**Written request:** Lines containing "LaTeX" are to be counted. Report the count alone.

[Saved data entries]
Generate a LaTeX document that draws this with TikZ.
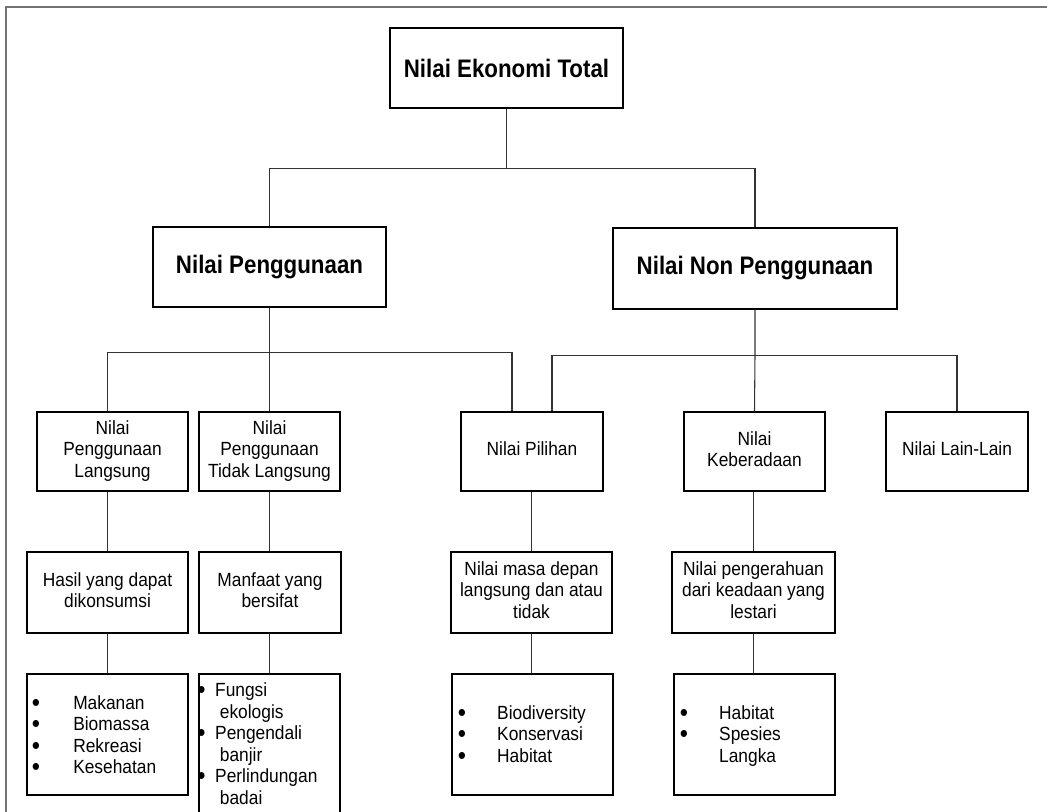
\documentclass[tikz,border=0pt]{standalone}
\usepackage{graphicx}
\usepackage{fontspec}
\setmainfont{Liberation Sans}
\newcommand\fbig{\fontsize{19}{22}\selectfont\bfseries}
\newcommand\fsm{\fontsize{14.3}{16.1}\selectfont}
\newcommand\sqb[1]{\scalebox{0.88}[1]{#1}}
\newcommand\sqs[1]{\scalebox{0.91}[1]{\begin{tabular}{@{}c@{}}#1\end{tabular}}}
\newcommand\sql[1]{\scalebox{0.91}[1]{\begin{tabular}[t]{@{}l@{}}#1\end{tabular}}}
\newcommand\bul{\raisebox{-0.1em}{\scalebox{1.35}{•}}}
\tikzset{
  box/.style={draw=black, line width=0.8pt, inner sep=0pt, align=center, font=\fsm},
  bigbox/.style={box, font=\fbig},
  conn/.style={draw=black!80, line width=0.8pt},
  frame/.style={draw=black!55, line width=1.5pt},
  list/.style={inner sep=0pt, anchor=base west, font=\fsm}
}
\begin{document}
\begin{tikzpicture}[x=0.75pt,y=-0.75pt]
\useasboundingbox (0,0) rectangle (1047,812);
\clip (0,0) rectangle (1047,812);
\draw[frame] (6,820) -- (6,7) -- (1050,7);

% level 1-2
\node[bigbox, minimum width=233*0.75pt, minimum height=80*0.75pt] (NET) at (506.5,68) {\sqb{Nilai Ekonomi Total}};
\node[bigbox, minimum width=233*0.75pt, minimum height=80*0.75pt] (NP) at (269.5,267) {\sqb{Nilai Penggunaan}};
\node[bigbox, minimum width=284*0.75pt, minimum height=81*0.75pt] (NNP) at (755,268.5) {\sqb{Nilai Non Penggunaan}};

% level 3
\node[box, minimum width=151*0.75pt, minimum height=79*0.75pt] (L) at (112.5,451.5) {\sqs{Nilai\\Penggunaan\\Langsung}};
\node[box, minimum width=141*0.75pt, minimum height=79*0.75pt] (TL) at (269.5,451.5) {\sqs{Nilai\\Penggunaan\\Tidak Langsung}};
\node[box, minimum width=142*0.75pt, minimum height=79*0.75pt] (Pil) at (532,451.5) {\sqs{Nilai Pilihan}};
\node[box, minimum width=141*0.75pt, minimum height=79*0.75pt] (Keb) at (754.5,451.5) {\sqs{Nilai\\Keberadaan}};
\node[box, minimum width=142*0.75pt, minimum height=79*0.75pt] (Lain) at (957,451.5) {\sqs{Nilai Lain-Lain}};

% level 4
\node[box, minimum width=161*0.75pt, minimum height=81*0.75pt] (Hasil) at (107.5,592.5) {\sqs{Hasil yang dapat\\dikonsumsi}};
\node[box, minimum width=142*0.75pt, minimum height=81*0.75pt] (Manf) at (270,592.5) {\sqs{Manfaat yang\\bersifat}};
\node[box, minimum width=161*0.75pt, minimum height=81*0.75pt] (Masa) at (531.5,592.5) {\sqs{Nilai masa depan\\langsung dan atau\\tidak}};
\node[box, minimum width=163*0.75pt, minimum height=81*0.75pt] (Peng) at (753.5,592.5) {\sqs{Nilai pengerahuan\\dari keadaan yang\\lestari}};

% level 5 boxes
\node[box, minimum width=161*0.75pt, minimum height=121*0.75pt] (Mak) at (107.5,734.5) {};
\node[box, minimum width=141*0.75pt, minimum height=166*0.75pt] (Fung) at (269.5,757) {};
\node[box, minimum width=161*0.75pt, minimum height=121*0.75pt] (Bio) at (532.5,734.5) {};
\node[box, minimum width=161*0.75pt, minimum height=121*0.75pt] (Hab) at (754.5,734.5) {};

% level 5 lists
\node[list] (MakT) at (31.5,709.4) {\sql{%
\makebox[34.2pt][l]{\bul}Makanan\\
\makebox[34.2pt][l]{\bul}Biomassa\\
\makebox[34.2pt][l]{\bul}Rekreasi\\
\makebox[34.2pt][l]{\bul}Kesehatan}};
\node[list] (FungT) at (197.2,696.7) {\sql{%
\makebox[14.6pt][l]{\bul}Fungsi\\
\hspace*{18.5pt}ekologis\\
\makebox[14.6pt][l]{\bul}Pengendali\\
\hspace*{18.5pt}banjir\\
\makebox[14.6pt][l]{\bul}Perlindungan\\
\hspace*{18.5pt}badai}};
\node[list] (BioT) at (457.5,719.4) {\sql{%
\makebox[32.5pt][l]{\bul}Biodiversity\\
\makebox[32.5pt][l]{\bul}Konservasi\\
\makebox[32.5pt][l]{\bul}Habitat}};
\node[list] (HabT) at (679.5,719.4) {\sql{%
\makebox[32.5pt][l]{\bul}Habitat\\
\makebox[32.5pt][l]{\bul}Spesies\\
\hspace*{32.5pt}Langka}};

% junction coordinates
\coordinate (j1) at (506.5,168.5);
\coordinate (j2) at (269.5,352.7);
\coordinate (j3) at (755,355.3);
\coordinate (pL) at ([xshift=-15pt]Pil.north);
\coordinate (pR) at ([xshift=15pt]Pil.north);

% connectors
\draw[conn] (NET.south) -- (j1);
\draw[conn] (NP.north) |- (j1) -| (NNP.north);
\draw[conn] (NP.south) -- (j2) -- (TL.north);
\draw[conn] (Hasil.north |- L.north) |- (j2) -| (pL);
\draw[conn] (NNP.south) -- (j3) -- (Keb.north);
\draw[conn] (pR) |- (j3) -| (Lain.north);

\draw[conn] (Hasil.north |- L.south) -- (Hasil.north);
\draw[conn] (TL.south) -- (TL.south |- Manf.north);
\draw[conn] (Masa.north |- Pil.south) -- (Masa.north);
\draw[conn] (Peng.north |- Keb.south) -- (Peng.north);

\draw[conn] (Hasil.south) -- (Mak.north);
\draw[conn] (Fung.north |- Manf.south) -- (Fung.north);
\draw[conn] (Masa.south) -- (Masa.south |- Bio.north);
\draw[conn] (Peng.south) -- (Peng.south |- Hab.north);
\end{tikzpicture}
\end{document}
==
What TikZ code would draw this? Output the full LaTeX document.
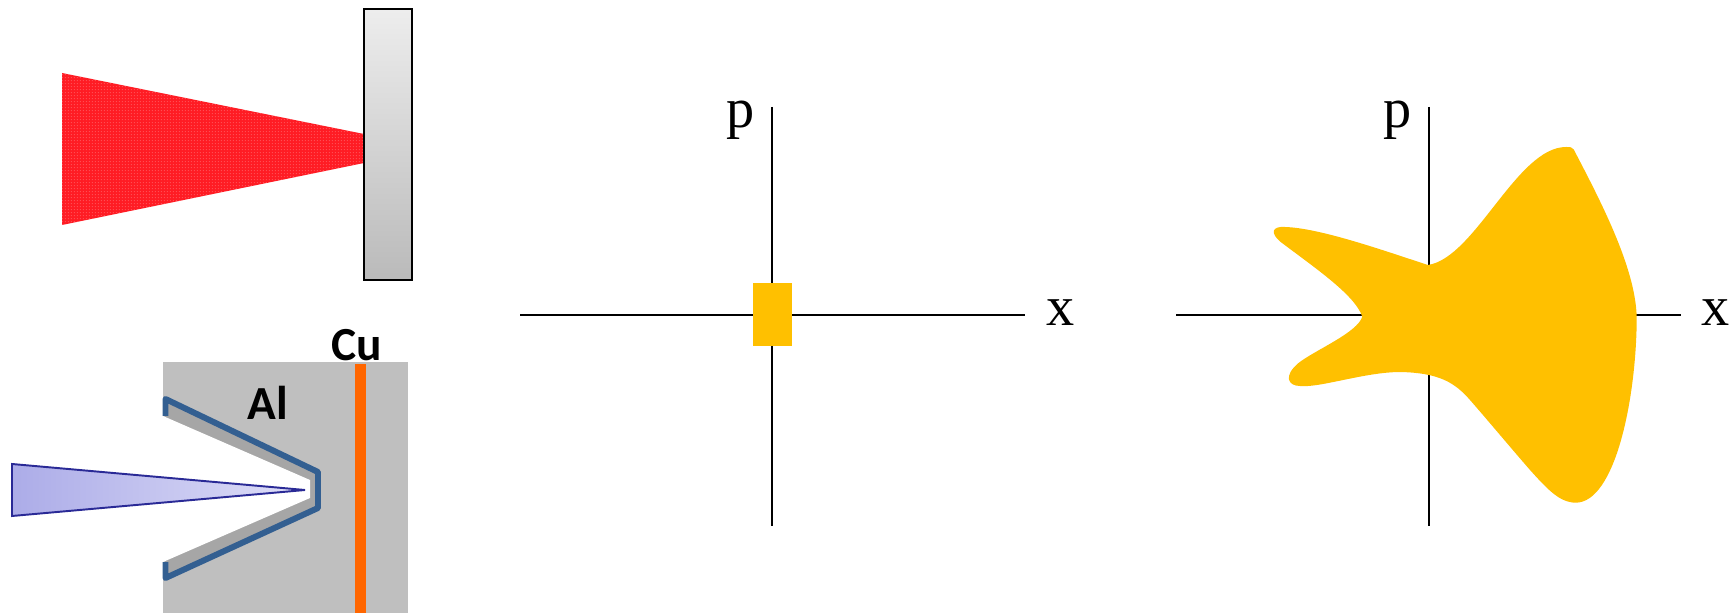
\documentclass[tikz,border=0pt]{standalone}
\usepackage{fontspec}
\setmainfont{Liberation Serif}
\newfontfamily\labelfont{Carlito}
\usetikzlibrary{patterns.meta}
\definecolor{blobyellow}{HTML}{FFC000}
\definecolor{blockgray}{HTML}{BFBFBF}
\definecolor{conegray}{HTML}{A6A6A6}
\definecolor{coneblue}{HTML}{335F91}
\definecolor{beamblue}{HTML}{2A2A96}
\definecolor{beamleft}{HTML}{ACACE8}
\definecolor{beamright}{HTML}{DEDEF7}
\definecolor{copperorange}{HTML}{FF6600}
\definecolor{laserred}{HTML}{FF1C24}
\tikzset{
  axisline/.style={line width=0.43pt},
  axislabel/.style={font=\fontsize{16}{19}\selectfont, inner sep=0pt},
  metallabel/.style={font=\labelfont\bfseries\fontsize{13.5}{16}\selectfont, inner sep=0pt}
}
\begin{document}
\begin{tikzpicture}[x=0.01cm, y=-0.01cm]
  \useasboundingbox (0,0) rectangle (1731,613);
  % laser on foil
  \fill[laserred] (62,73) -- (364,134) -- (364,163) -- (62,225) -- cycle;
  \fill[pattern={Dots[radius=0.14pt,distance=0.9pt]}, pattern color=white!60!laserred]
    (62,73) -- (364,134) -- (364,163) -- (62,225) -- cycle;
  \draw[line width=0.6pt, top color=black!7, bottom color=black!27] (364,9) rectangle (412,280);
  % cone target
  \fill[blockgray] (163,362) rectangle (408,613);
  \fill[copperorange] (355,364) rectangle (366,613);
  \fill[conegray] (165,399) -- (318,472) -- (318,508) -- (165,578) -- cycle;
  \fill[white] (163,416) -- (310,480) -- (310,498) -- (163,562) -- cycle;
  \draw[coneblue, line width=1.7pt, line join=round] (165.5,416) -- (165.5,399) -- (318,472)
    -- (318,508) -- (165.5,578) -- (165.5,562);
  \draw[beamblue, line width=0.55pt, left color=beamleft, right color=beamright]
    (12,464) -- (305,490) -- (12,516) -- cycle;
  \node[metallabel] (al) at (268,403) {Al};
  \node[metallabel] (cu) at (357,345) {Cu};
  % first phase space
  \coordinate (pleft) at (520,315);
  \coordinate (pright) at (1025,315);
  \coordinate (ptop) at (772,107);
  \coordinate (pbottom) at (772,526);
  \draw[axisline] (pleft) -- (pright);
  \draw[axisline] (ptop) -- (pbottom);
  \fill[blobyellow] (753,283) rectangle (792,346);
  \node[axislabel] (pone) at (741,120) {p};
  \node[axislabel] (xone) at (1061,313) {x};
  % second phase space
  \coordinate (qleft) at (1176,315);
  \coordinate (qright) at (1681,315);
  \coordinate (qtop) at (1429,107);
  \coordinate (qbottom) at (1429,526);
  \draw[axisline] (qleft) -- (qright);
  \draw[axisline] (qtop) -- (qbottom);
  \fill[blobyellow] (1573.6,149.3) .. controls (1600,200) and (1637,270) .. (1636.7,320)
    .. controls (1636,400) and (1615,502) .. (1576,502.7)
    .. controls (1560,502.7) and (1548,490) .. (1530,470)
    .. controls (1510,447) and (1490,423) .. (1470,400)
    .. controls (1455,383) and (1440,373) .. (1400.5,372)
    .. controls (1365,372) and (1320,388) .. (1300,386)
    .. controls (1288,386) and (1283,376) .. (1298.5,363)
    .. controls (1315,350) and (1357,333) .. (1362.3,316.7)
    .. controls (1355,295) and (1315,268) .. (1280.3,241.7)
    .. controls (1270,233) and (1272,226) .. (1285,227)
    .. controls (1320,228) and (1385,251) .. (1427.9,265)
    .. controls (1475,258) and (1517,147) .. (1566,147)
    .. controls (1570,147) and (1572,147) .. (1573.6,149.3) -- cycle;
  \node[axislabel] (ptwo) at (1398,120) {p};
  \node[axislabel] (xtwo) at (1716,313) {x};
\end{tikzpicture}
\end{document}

**Correct result:** 2